For the majority of people taking benefits before the age of 55 is not possible. However, a growing number of unregulated firms have appeared over recent months promising to ‘unlock’ pensions for younger people, giving them access to their capital now.

Pension ‘unlocking’ dangers

Despite the obvious impact on future retirement income of ‘unlocking’ a pension it seems that some people are tempted by the promise of an immediate lump sum, especially in these difficult economic times with so much negative publicity surrounding pensions. But, it is now clear that HMRC are taking a keen interest in the area.

Speaking to FT Adviser HMRC said: “Investors should stay well away from pension offers that claim to be able to provide loans or release tax-free cash from people’s pension pots before they reach age 55.”

“The arrangements are often advertised as loan arrangements without any need for credit checks or security. Investors should be aware that, where funds are extracted in this way, scheme members are likely to suffer substantial tax charges.”

HMRC said that tax charges could be as high as 70%.

High court ruling

The HMRC statement comes after a High Court ruling in December 2011 which said that ‘Pension Reciprocation Plans’ were illegal.

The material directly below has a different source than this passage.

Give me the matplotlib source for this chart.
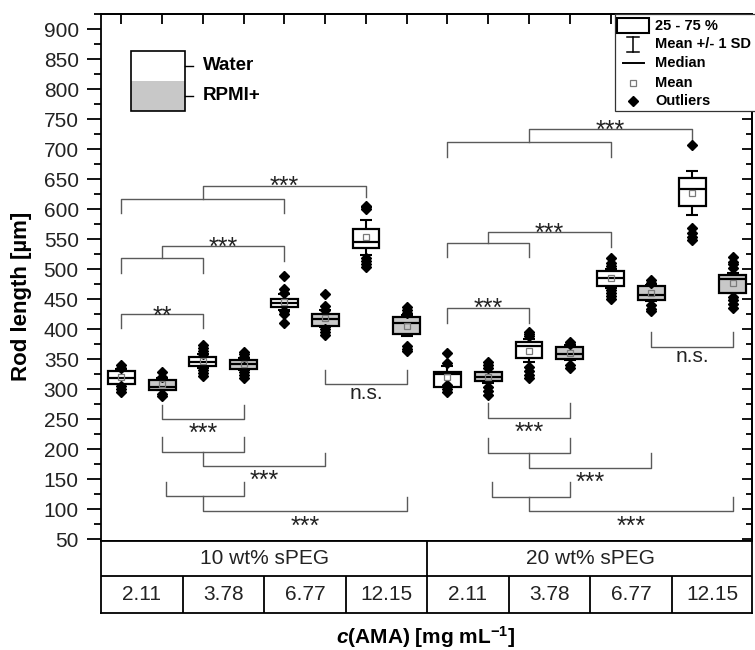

Speaking at the time Bill Galvin, Chief Executive of the Pensions Regulator, said: “It’s vital the members understand the risks: if an offer on a website sounds too good to be true, it invariably is. Operators will often charge substantial commission, and other charges, and members run the risk of having to pay unauthorised payment charges to HMRC.”

It was reported last week that the Pensions Regulator have started High Court action against two other schemes which allegedly have helped 476 people transfer £19 million from Occupational Pensions with the intention of ‘unlocking’ the benefits before the age of 55.